The very first TED conference in 1984 featured a demonstration of the compact disc, an e-book reader and a presentation by fractal mathematician Benoit Mandlebrot [source: TED]. Despite the acclaimed speakers, the inaugural conference was a financial flop.

Six years later, Wurman and his business partner tried again, and the TED Conference took off. TED talks eventually took on their 18-minute format — the limit of the human attention span, supposedly — and the invitation-only pow-wow for innovators and power players quickly became one of the most sought-after intellectual tickets of the year [source: Gallo].

Never a fan of stability, Wurman tired of running the conference and sold the rights to TED in 2001. The buyer was a nonprofit called the Sapling Foundation, run by Chris Anderson [source: TED].

Anderson brought a nonprofit sensibility to TED, while maintaining the vision of a conference that brought together world-changing ideas delivered in 18-minute chunks.

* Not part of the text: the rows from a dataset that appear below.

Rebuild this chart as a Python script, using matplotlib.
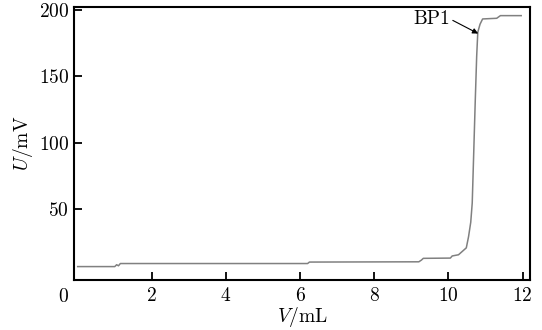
import matplotlib
matplotlib.use("Agg")
import matplotlib.pyplot as plt

plt.rcParams["font.family"] = "serif"
plt.rcParams["font.serif"] = ["cmr10", "DejaVu Serif"]
plt.rcParams["mathtext.fontset"] = "cm"
plt.rcParams["axes.formatter.use_mathtext"] = True

# titration curve
vol = [0.0, 1.0, 1.05, 1.1, 1.15, 6.2, 6.25, 9.2, 9.27, 9.32, 10.05, 10.1, 10.27,
       10.48, 10.54, 10.6, 10.64, 10.68, 10.72, 10.76, 10.79, 10.85, 10.92,
       11.3, 11.4, 11.96]
volt = [6.6, 6.6, 8.0, 7.2, 8.9, 8.9, 10.0, 10.2, 11.5, 12.8, 13.0, 14.6, 15.5,
        20.7, 29.0, 40.0, 54.5, 92.0, 130.0, 165.0, 183.0, 189.0, 193.0,
        193.5, 195.5, 195.5]
xticks = [2, 4, 6, 8, 10, 12]
yticks = [50, 100, 150, 200]

fig = plt.figure(figsize=(5.42, 3.30), dpi=100)
ax = fig.add_axes([0.1365, 0.1515, 0.8415, 0.8273])
ax.plot(vol, volt, color="#808080", lw=1.1)

ax.set_xlim(-0.1, 12.2)
ax.set_ylim(-3.5, 202)
ax.set_xticks(xticks)
ax.set_yticks(yticks)
ax.tick_params(direction="in", length=6, width=1.3, labelsize=14)
ax.tick_params(axis="x", pad=5)
for s in ax.spines.values():
    s.set_linewidth(1.5)
ax.text(-0.014, -0.03, "0", transform=ax.transAxes, ha="right", va="top", fontsize=14)

ax.set_xlabel("$V$/mL", fontsize=14, labelpad=0)
ax.set_ylabel("$U$/mV", fontsize=14, labelpad=3)

ax.annotate("BP1", xy=(10.8, 182), xytext=(9.05, 193),
            fontsize=14, ha="left", va="center",
            arrowprops=dict(arrowstyle="-|>", color="black", lw=0.8,
                            mutation_scale=8, shrinkA=0, shrinkB=0,
                            relpos=(1.0, 0.5)))

fig.savefig("out.png", dpi=100)
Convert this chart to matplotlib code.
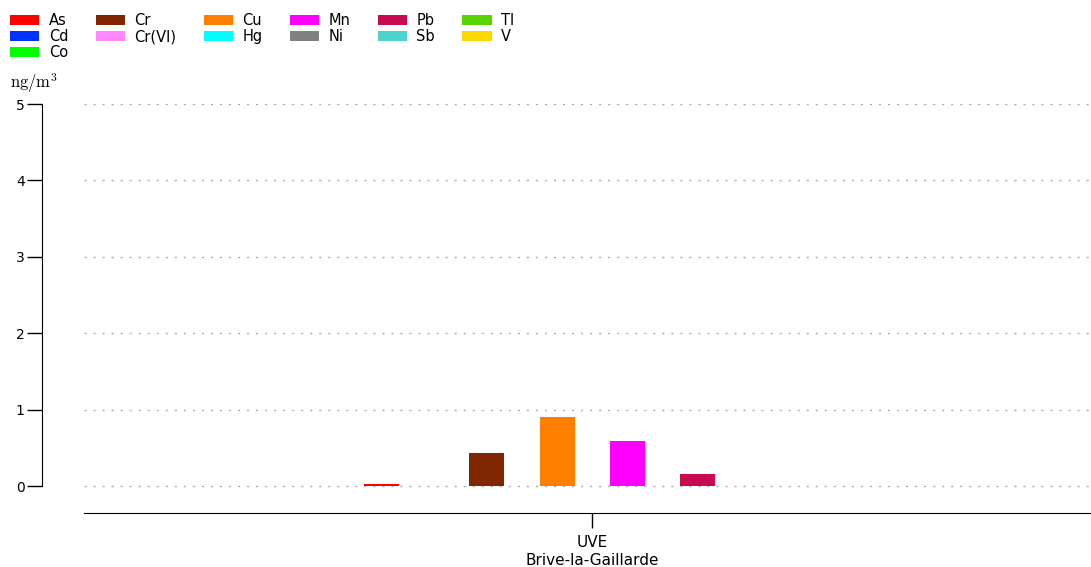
import numpy as np
import matplotlib
matplotlib.use("Agg")
import matplotlib.pyplot as plt

plt.rcParams['mathtext.fontset'] = 'cm'

# data (ng/m3), nan = no bar
elements = ['As', 'Cd', 'Co', 'Cr', 'Cr(VI)', 'Cu', 'Hg', 'Mn', 'Ni', 'Pb', 'Sb', 'Tl', 'V']
values = [0.025, np.nan, np.nan, 0.43, np.nan, 0.91, np.nan, 0.59, np.nan, 0.16, np.nan, np.nan, np.nan]
colors = ['#ff0000', '#0033ff', '#00ff00', '#802600', '#ff88ff', '#ff8000', '#00ffff',
          '#ff00ff', '#808080', '#c80a50', '#4dd2cc', '#5ad400', '#ffd700']
sites = ['UVE\nBrive-la-Gaillarde']
yticks = [0, 1, 2, 3, 4, 5]

fig = plt.figure(figsize=(10.91, 5.67), dpi=100)
ax = fig.add_axes([84/1091, 1-513/567, 1-84/1091, (513-104)/567])

n = len(elements)
w = 0.452 / n
for i, (el, v, c) in enumerate(zip(elements, values, colors)):
    x = (i - (n - 1) / 2) * w
    ax.bar(x, v, width=w, color=c, linewidth=0, label=el, zorder=2)

ax.set_xlim(-0.5045, 0.4955)
ax.set_ylim(-0.35, 5)
ax.set_xticks([0])
ax.set_xticklabels(sites, fontsize=11, linespacing=1.3)
ax.set_yticks(yticks)
ax.set_yticklabels([str(t) for t in yticks], fontsize=11)
ax.tick_params(axis='x', length=11, width=1, pad=4.5)
ax.tick_params(axis='y', length=10.5, width=1, pad=2)
ax.yaxis.grid(True, linestyle=(0, (1.5, 5)), color='#aaaaaa', linewidth=1)
ax.set_axisbelow(True)

ax.spines['top'].set_visible(False)
ax.spines['right'].set_visible(False)
ax.spines['left'].set_position(('outward', 42 * 0.72))
ax.spines['left'].set_bounds(0, 5)

fig.text(10/1091, 1-83/567, r'$\mathrm{ng/m^3}$', fontsize=12, ha='left', va='center')

fig.legend(loc='upper left', bbox_to_anchor=(10/1091, 1-13/567), ncol=6, frameon=False,
           fontsize=10.5, handlelength=2.0, handleheight=0.62, handletextpad=0.65,
           labelspacing=0.08, columnspacing=1.88, borderpad=0, borderaxespad=0)

fig.savefig('out.png', dpi=100)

Under Anderson's stewardship, the TED audience expanded to include TEDGlobal, a series of worldwide conferences. The organization created the annual TED Prize, a $1 million grant to support the efforts of one particularly inspiring TED speaker each year. And in 2006, a year after YouTube went live, TED made the inspired decision to begin posting videos of select conference talks online [source: TED].

The rest is viral video history. TED superstar Sir Ken Robinson has racked up more than 34 million views for his 2006 talk, Do schools kill creativity? And he's only one of many TED speakers to enter the million-views club. All told, TED videos have attracted more than a billion views [source: Anderson].